• Material provided:
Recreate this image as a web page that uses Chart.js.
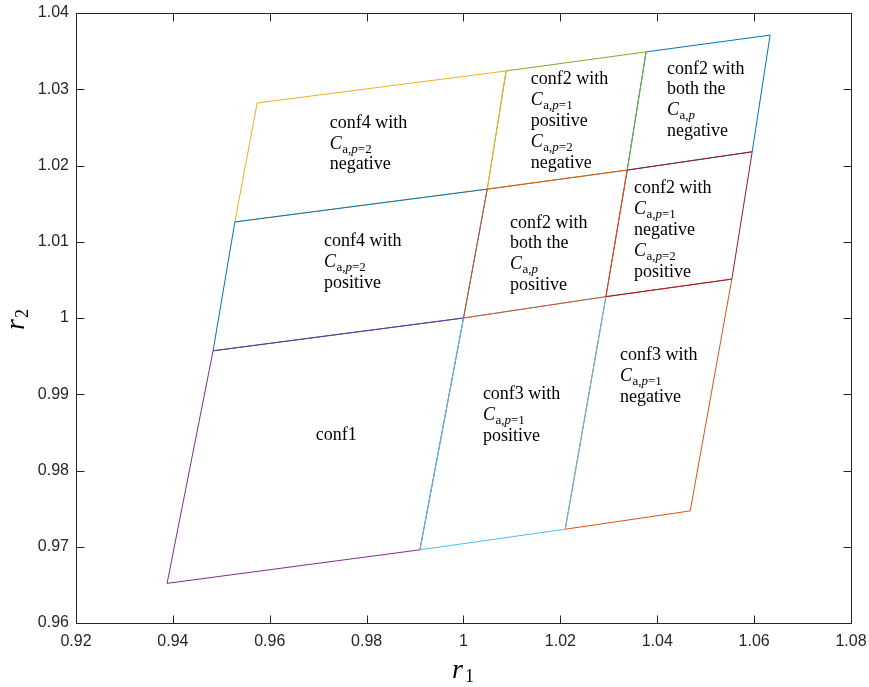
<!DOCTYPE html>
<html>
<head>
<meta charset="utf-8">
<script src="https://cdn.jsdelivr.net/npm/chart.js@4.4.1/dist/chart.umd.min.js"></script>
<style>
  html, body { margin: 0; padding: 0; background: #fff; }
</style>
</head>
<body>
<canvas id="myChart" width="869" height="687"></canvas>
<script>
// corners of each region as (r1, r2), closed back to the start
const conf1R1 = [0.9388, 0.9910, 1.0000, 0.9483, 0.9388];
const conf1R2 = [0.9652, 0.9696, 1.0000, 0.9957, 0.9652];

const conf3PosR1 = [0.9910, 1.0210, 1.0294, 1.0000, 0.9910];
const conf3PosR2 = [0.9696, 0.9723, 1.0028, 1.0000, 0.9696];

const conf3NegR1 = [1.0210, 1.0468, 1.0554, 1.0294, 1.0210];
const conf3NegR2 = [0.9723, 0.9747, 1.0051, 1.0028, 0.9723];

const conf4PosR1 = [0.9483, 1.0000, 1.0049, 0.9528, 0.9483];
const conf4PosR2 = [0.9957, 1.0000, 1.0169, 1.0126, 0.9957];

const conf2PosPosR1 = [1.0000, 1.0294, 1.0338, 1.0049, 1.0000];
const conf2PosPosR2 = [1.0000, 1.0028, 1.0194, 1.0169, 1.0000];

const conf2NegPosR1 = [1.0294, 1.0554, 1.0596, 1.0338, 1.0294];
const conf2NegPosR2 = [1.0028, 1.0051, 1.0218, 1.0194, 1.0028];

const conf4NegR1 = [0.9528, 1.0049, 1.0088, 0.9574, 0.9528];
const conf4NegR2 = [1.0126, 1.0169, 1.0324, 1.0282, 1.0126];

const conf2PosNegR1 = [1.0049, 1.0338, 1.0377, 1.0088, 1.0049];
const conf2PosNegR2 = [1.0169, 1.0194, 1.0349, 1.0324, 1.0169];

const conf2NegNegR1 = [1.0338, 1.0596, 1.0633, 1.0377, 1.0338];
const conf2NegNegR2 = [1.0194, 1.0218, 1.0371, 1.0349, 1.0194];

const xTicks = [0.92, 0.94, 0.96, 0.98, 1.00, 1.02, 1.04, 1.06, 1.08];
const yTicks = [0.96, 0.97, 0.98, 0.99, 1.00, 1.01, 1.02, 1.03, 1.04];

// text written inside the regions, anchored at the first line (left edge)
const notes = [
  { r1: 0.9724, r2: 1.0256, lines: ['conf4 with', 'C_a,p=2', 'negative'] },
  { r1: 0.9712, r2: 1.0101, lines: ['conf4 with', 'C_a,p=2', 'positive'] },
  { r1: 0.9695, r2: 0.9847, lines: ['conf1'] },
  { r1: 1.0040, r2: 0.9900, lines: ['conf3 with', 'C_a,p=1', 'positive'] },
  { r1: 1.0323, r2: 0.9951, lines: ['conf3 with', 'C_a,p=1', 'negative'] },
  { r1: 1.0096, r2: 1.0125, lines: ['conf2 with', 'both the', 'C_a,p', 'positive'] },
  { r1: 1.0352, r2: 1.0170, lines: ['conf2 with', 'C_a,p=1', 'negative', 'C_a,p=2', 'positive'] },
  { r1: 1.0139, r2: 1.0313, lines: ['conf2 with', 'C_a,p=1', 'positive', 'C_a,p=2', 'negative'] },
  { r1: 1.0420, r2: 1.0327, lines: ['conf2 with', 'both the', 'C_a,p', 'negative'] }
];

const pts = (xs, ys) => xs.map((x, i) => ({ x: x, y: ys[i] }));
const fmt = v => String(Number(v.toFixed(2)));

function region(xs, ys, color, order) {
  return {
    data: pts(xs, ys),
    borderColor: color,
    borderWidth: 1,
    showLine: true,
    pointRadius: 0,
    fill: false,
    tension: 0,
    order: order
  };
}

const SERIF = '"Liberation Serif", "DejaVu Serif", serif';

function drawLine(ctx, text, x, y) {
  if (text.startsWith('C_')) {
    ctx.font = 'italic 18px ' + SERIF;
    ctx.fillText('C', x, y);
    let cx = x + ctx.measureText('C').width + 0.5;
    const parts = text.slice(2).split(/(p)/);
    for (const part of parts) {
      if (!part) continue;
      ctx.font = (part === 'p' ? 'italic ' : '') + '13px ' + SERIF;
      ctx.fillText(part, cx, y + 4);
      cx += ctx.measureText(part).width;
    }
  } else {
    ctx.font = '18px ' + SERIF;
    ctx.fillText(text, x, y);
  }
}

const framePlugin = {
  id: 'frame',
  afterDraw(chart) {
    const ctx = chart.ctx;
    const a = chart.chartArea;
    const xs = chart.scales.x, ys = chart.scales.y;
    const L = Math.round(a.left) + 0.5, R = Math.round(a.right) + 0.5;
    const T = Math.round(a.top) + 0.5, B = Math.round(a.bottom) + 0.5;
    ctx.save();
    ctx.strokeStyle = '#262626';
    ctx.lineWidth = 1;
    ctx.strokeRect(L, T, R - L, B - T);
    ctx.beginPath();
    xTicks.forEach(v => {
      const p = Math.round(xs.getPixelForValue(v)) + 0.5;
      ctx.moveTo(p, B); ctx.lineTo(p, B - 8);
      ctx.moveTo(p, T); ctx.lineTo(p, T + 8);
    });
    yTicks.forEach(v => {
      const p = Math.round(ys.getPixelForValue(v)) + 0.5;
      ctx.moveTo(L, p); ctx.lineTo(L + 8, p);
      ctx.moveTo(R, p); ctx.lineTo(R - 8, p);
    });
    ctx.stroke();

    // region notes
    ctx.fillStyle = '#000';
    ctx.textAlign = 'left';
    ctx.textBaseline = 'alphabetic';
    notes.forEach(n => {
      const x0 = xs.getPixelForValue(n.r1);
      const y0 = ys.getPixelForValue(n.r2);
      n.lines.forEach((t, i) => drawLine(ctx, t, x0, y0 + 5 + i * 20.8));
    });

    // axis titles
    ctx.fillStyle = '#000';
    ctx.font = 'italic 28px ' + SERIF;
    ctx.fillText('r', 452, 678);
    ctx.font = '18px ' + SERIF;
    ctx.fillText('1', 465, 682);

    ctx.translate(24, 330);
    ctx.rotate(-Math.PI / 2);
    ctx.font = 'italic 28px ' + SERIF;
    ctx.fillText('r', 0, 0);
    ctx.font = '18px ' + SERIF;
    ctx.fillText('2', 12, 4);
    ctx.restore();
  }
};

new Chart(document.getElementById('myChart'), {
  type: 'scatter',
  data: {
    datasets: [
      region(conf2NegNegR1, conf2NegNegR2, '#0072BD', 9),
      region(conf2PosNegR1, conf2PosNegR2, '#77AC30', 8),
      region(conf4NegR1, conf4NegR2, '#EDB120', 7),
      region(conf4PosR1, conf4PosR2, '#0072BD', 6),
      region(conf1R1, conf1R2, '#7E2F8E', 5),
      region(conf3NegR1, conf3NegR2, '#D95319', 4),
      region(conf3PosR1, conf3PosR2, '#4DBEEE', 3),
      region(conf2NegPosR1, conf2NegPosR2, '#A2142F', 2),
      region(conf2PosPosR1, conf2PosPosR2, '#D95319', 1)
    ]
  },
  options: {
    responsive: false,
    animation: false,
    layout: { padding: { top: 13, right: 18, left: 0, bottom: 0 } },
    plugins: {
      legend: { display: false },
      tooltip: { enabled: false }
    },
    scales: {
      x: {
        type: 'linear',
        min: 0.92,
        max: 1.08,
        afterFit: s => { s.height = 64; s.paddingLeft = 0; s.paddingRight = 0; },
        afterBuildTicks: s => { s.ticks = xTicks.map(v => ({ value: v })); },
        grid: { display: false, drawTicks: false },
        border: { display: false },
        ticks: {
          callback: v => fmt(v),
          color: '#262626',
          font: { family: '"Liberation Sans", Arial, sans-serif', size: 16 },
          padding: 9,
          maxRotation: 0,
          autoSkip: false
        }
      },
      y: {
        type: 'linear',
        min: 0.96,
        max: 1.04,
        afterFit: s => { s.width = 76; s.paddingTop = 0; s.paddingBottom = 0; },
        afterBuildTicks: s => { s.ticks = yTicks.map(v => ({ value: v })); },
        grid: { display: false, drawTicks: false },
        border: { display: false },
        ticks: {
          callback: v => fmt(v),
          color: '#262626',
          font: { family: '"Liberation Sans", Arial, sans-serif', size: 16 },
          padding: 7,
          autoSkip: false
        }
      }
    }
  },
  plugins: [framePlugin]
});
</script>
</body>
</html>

• What you need to do: Up to and including the line with "const conf2NegNegR2 = [1.0194, 1.0218, 1.0371, 1.0349, 1.0194];", copy the data above from its first line. Skip pictures.

• Final result:
Recreate this image as a web page that uses Chart.js.
<!DOCTYPE html>
<html>
<head>
<meta charset="utf-8">
<script src="https://cdn.jsdelivr.net/npm/chart.js@4.4.1/dist/chart.umd.min.js"></script>
<style>
  html, body { margin: 0; padding: 0; background: #fff; }
</style>
</head>
<body>
<canvas id="myChart" width="869" height="687"></canvas>
<script>
// corners of each region as (r1, r2), closed back to the start
const conf1R1 = [0.9388, 0.9910, 1.0000, 0.9483, 0.9388];
const conf1R2 = [0.9652, 0.9696, 1.0000, 0.9957, 0.9652];

const conf3PosR1 = [0.9910, 1.0210, 1.0294, 1.0000, 0.9910];
const conf3PosR2 = [0.9696, 0.9723, 1.0028, 1.0000, 0.9696];

const conf3NegR1 = [1.0210, 1.0468, 1.0554, 1.0294, 1.0210];
const conf3NegR2 = [0.9723, 0.9747, 1.0051, 1.0028, 0.9723];

const conf4PosR1 = [0.9483, 1.0000, 1.0049, 0.9528, 0.9483];
const conf4PosR2 = [0.9957, 1.0000, 1.0169, 1.0126, 0.9957];

const conf2PosPosR1 = [1.0000, 1.0294, 1.0338, 1.0049, 1.0000];
const conf2PosPosR2 = [1.0000, 1.0028, 1.0194, 1.0169, 1.0000];

const conf2NegPosR1 = [1.0294, 1.0554, 1.0596, 1.0338, 1.0294];
const conf2NegPosR2 = [1.0028, 1.0051, 1.0218, 1.0194, 1.0028];

const conf4NegR1 = [0.9528, 1.0049, 1.0088, 0.9574, 0.9528];
const conf4NegR2 = [1.0126, 1.0169, 1.0324, 1.0282, 1.0126];

const conf2PosNegR1 = [1.0049, 1.0338, 1.0377, 1.0088, 1.0049];
const conf2PosNegR2 = [1.0169, 1.0194, 1.0349, 1.0324, 1.0169];

const conf2NegNegR1 = [1.0338, 1.0596, 1.0633, 1.0377, 1.0338];
const conf2NegNegR2 = [1.0194, 1.0218, 1.0371, 1.0349, 1.0194];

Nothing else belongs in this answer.